━━━━━ COLLECTED DATA

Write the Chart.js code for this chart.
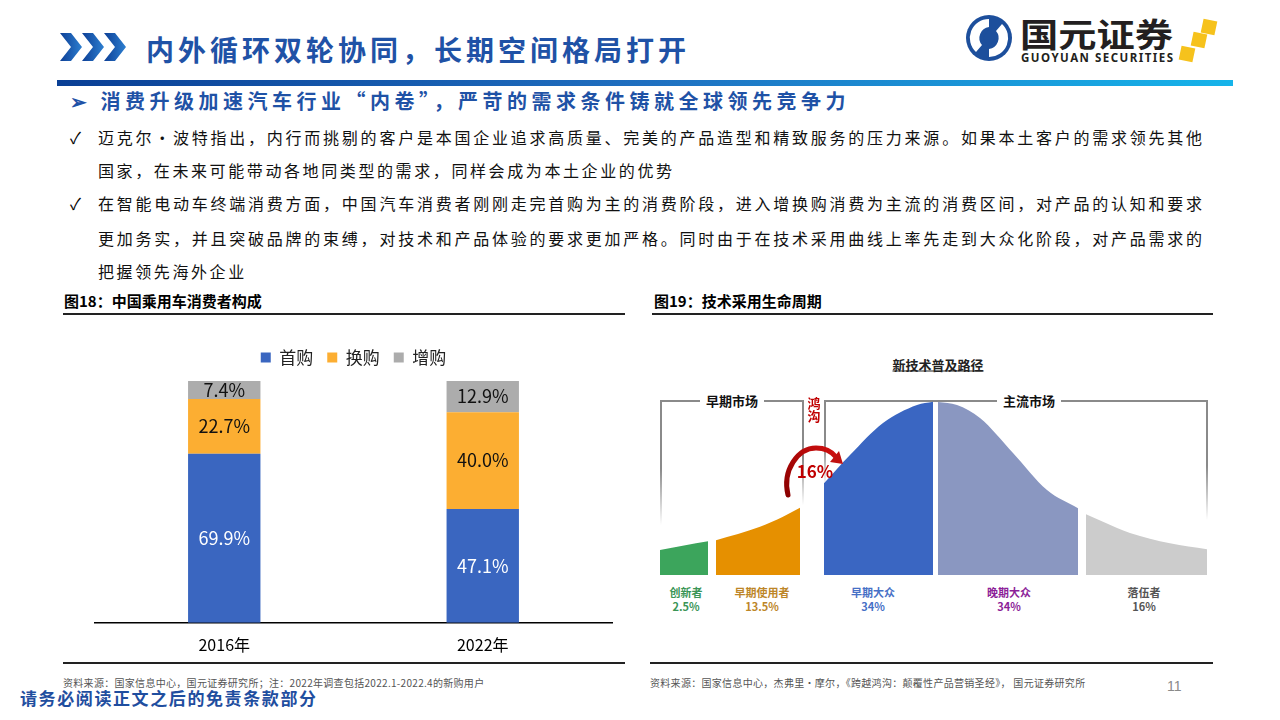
<!DOCTYPE html>
<html lang="zh-CN">
<head>
<meta charset="utf-8">
<title>内外循环双轮协同，长期空间格局打开</title>
<script src="https://cdn.jsdelivr.net/npm/chart.js@4.4.1/dist/chart.umd.min.js"></script>
<style>
  html, body { margin: 0; padding: 0; background: #fff; }
  body {
    width: 1280px; height: 720px; position: relative; overflow: hidden;
    font-family: "Noto Sans CJK SC", "Noto Sans", sans-serif; color: #000;
  }
  .abs { position: absolute; white-space: nowrap; }
  .mid { transform: translateY(-50%); }
  .ctr { transform: translate(-50%, -50%); text-align: center; }

  #title { left: 146px; top: 49px; font-size: 28px; font-weight: 700; color: #1f52a6; letter-spacing: 4px; }
  #topbar { left: 57px; top: 80px; width: 1176px; height: 6px;
            background: linear-gradient(90deg, #0a3f95 0%, #1f6fc0 50%, #16b4ea 100%); }
  #subtitle { left: 70px; top: 100px; font-size: 20px; font-weight: 700; color: #1f52a6; letter-spacing: 4.5px; }

  .bullet { left: 70px; font-size: 16px; }
  .line { left: 98px; font-size: 16px; letter-spacing: 2.6px; color: #111; }
  .full { width: 1104px; white-space: normal; text-align: justify; text-align-last: justify; letter-spacing: 0; }

  .figtitle { font-size: 15px; font-weight: 700; top: 300px; }
  .rule { height: 2px; background: #222; }
  .source { font-size: 10px; color: #555; top: 682px; letter-spacing: 0.3px; }

  #footer { left: 20px; top: 697px; font-size: 17px; font-weight: 700; color: #1f4e9f; letter-spacing: 1.6px; }

  #leftChart { position: absolute; left: 63px; top: 335px; }
  #rightChart { position: absolute; left: 660px; top: 395px; }

  .bracketH { height: 1.5px; background: #8a8a8a; }
  .bracketV { width: 1.5px; background: linear-gradient(180deg, #8a8a8a 0%, #8a8a8a 55%, rgba(138,138,138,0) 100%); }
  .market { font-size: 13px; font-weight: 700; background: #fff; padding: 0 6px; color: #111; }
  .grp { font-size: 11px; font-weight: 700; line-height: 14px; }
</style>
</head>
<body>

<!-- 页眉 -->
<svg class="abs" style="left:60px;top:33px" width="70" height="28" viewBox="0 0 70 28">
  <defs>
    <linearGradient id="chev" x1="0" x2="1" y1="0" y2="0">
      <stop offset="0" stop-color="#0d3f96"/><stop offset="1" stop-color="#2d7fd0"/>
    </linearGradient>
  </defs>
  <polygon points="0,0 11,0 22,14 11,28 0,28 11,14" fill="url(#chev)"/>
  <polygon points="22,0 33,0 44,14 33,28 22,28 33,14" fill="url(#chev)"/>
  <polygon points="44,0 55,0 66,14 55,28 44,28 55,14" fill="url(#chev)"/>
</svg>
<div id="title" class="abs mid">内外循环双轮协同，长期空间格局打开</div>

<svg class="abs" style="left:964px;top:12px" width="270" height="56" viewBox="0 0 270 56">
  <circle cx="25" cy="26" r="23" fill="#1d4f9c"/>
  <path d="M25 7 A19 19 0 0 0 12 40 L18 33 A11 11 0 0 1 25 15 Z" fill="#fff"/>
  <path d="M25 45 A19 19 0 0 0 38 12 L32 19 A11 11 0 0 1 25 37 Z" fill="#fff"/>
  <polygon points="25,17 31,26 25,35 19,26" fill="#1d4f9c"/>
  <text x="56" y="35" font-size="33" font-weight="700" fill="#231f20" font-family="Noto Sans CJK SC" textLength="153" lengthAdjust="spacingAndGlyphs">国元证券</text>
  <text x="57" y="50" font-size="11.5" font-weight="700" fill="#231f20" font-family="Noto Sans" textLength="152">GUOYUAN SECURITIES</text>
  <rect x="238" y="8" width="14" height="14" fill="#f6c21c" transform="rotate(12 245 15)"/>
  <rect x="228" y="21" width="14" height="14" fill="#f6c21c" transform="rotate(12 235 28)"/>
  <rect x="216" y="35" width="14" height="14" fill="#f6c21c" transform="rotate(12 223 42)"/>
</svg>

<div id="topbar" class="abs"></div>
<div id="subtitle" class="abs mid">➢ 消费升级加速汽车行业“内卷”，严苛的需求条件铸就全球领先竞争力</div>

<!-- 正文 -->
<div class="abs mid bullet" style="top:137px">✓</div>
<div class="abs mid line full" style="top:137px">迈克尔·波特指出，内行而挑剔的客户是本国企业追求高质量、完美的产品造型和精致服务的压力来源。如果本土客户的需求领先其他</div>
<div class="abs mid line" style="top:170px">国家，在未来可能带动各地同类型的需求，同样会成为本土企业的优势</div>
<div class="abs mid bullet" style="top:203px">✓</div>
<div class="abs mid line full" style="top:203px">在智能电动车终端消费方面，中国汽车消费者刚刚走完首购为主的消费阶段，进入增换购消费为主流的消费区间，对产品的认知和要求</div>
<div class="abs mid line full" style="top:238px">更加务实，并且突破品牌的束缚，对技术和产品体验的要求更加严格。同时由于在技术采用曲线上率先走到大众化阶段，对产品需求的</div>
<div class="abs mid line" style="top:271px">把握领先海外企业</div>

<!-- 图18 -->
<div class="abs mid figtitle" style="left:64px">图18：中国乘用车消费者构成</div>
<div class="abs rule" style="left:63px;top:313px;width:562px"></div>
<canvas id="leftChart" width="562" height="325"></canvas>
<div class="abs rule" style="left:63px;top:662px;width:562px"></div>
<div class="abs mid source" style="left:63px">资料来源：国家信息中心，国元证券研究所；注：2022年调查包括2022.1-2022.4的新购用户</div>

<!-- 图19 -->
<div class="abs mid figtitle" style="left:654px">图19：技术采用生命周期</div>
<div class="abs rule" style="left:652px;top:313px;width:561px"></div>

<div class="abs ctr" style="left:938px;top:364px;font-size:13px;font-weight:700;text-decoration:underline;color:#222">新技术普及路径</div>

<div class="abs bracketH" style="left:660px;top:400px;width:143px"></div>
<div class="abs bracketV" style="left:660px;top:400px;height:125px"></div>
<div class="abs bracketV" style="left:802px;top:400px;height:105px"></div>
<div class="abs ctr market" style="left:732px;top:400px">早期市场</div>

<div class="abs bracketH" style="left:824px;top:400px;width:384px"></div>
<div class="abs bracketV" style="left:824px;top:400px;height:85px"></div>
<div class="abs bracketV" style="left:1206px;top:400px;height:120px"></div>
<div class="abs ctr market" style="left:1029px;top:400px">主流市场</div>

<canvas id="rightChart" width="547" height="180"></canvas>

<div class="abs ctr" style="left:814px;top:409px;font-size:13px;font-weight:700;color:#c00000;line-height:13px;white-space:normal;width:14px">鸿沟</div>
<svg class="abs" style="left:780px;top:440px" width="70" height="60" viewBox="0 0 70 60">
  <defs>
    <linearGradient id="arc" x1="0" x2="1" y1="1" y2="0">
      <stop offset="0" stop-color="#8a0000"/><stop offset="1" stop-color="#d01010"/>
    </linearGradient>
  </defs>
  <path d="M8 55 C2 30 18 8 36 8 C46 8 52 12 56 17" fill="none" stroke="url(#arc)" stroke-width="5" stroke-linecap="round"/>
  <polygon points="50,22 63,24 59,11" fill="#c01010"/>
</svg>
<div class="abs ctr" style="left:815px;top:470px;font-size:17px;font-weight:700;color:#c00000">16%</div>

<div class="abs ctr grp" style="left:686px;top:599px;color:#3a9556">创新者<br>2.5%</div>
<div class="abs ctr grp" style="left:762px;top:599px;color:#bd8628">早期使用者<br>13.5%</div>
<div class="abs ctr grp" style="left:873px;top:599px;color:#4670c6">早期大众<br>34%</div>
<div class="abs ctr grp" style="left:1009px;top:599px;color:#8c1e98">晚期大众<br>34%</div>
<div class="abs ctr grp" style="left:1144px;top:599px;color:#555">落伍者<br>16%</div>

<div class="abs rule" style="left:650px;top:662px;width:563px"></div>
<div class="abs mid source" style="left:650px">资料来源：国家信息中心，杰弗里·摩尔，《跨越鸿沟：颠覆性产品营销圣经》， 国元证券研究所</div>
<div class="abs mid" style="left:1167px;top:686px;font-size:14px;color:#8a8a8a;font-family:'Liberation Sans'">11</div>

<div id="footer" class="abs mid">请务必阅读正文之后的免责条款部分</div>

<script>
  // 图18 数据（%）
  const years = ['2016年', '2022年'];
  const firstBuy = [69.9, 47.1];
  const replaceBuy = [22.7, 40.0];
  const addBuy = [7.4, 12.9];

  // 图19 曲线读数：[横向位置, 高度]
  const innovators = [[0, 25], [24, 29.5], [48, 33.7]];
  const earlyAdopters = [[56, 34.7], [100, 48.3], [123, 58.3], [140, 67.3]];
  const earlyMajority = [[164, 91.7], [190, 120], [223, 152], [257, 170], [273, 173.3]];
  const lateMajority = [[278, 173], [297, 170], [320, 157], [353, 122], [387, 85], [418, 66.7]];
  const laggards = [[426, 60.7], [443, 53.3], [470, 42], [510, 31.7], [547, 25.7]];

  const toPoints = arr => arr.map(([x, y]) => ({ x, y }));

  // 在柱子中间写数值
  const barValueLabels = {
    id: 'barValueLabels',
    afterDatasetsDraw(chart) {
      const { ctx } = chart;
      ctx.save();
      ctx.font = '18px "Noto Sans CJK SC"';
      ctx.textAlign = 'center';
      ctx.textBaseline = 'middle';
      chart.data.datasets.forEach((ds, i) => {
        chart.getDatasetMeta(i).data.forEach((bar, j) => {
          ctx.fillStyle = ds.labelColor;
          ctx.fillText(ds.data[j].toFixed(1) + '%', bar.x, (bar.y + bar.base) / 2);
        });
      });
      ctx.restore();
    }
  };

  // 图例和柱子之间留空
  const legendGap = {
    id: 'legendGap',
    beforeInit(chart) {
      const fit = chart.legend.fit;
      chart.legend.fit = function () {
        fit.bind(chart.legend)();
        this.height += 5;
      };
    }
  };

  new Chart(document.getElementById('leftChart'), {
    type: 'bar',
    data: {
      labels: years,
      datasets: [
        { label: '首购', data: firstBuy, backgroundColor: '#3a66c0', labelColor: '#fff' },
        { label: '换购', data: replaceBuy, backgroundColor: '#fcae32', labelColor: '#111' },
        { label: '增购', data: addBuy, backgroundColor: '#acacac', labelColor: '#111' }
      ]
    },
    options: {
      responsive: false,
      animation: false,
      devicePixelRatio: 1,
      categoryPercentage: 0.28,
      barPercentage: 1,
      layout: { padding: { left: 32, right: 13, top: 0, bottom: 0 } },
      plugins: {
        legend: {
          position: 'top',
          labels: {
            boxWidth: 10, boxHeight: 10, padding: 14, color: '#222',
            font: { size: 17, family: 'Noto Sans CJK SC' }
          }
        },
        tooltip: { enabled: false }
      },
      scales: {
        x: {
          stacked: true,
          grid: { display: false },
          border: { display: true, color: '#000', width: 1.5 },
          ticks: { color: '#000', padding: 5, font: { size: 16, family: 'Noto Sans CJK SC' } }
        },
        y: { stacked: true, display: false, min: 0, max: 100 }
      }
    },
    plugins: [barValueLabels, legendGap]
  });

  const segment = (data, color) => ({
    data: toPoints(data),
    backgroundColor: color,
    borderWidth: 0,
    pointRadius: 0,
    fill: 'origin',
    cubicInterpolationMode: 'monotone'
  });

  new Chart(document.getElementById('rightChart'), {
    type: 'line',
    data: {
      datasets: [
        segment(innovators, '#3ca55c'),
        segment(earlyAdopters, '#e69000'),
        segment(earlyMajority, '#3a66c2'),
        segment(lateMajority, '#8a97c1'),
        segment(laggards, '#cccccc')
      ]
    },
    options: {
      responsive: false,
      animation: false,
      devicePixelRatio: 1,
      layout: { padding: 0 },
      plugins: { legend: { display: false }, tooltip: { enabled: false } },
      scales: {
        x: { type: 'linear', display: false, min: 0, max: 547 },
        y: { display: false, min: 0, max: 180 }
      }
    }
  });
</script>
</body>
</html>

━━━━━━━━━━

Pictures are excluded: retype only the lines from the beginning of the listing above through the line with "70px; top: 100px;", both included.

Write the Chart.js code for this chart.
<!DOCTYPE html>
<html lang="zh-CN">
<head>
<meta charset="utf-8">
<title>内外循环双轮协同，长期空间格局打开</title>
<script src="https://cdn.jsdelivr.net/npm/chart.js@4.4.1/dist/chart.umd.min.js"></script>
<style>
  html, body { margin: 0; padding: 0; background: #fff; }
  body {
    width: 1280px; height: 720px; position: relative; overflow: hidden;
    font-family: "Noto Sans CJK SC", "Noto Sans", sans-serif; color: #000;
  }
  .abs { position: absolute; white-space: nowrap; }
  .mid { transform: translateY(-50%); }
  .ctr { transform: translate(-50%, -50%); text-align: center; }

  #title { left: 146px; top: 49px; font-size: 28px; font-weight: 700; color: #1f52a6; letter-spacing: 4px; }
  #topbar { left: 57px; top: 80px; width: 1176px; height: 6px;
            background: linear-gradient(90deg, #0a3f95 0%, #1f6fc0 50%, #16b4ea 100%); }
  #subtitle { left: 70px; top: 100px; font-size: 20px; font-weight: 700; color: #1f52a6; letter-spacing: 4.5px; }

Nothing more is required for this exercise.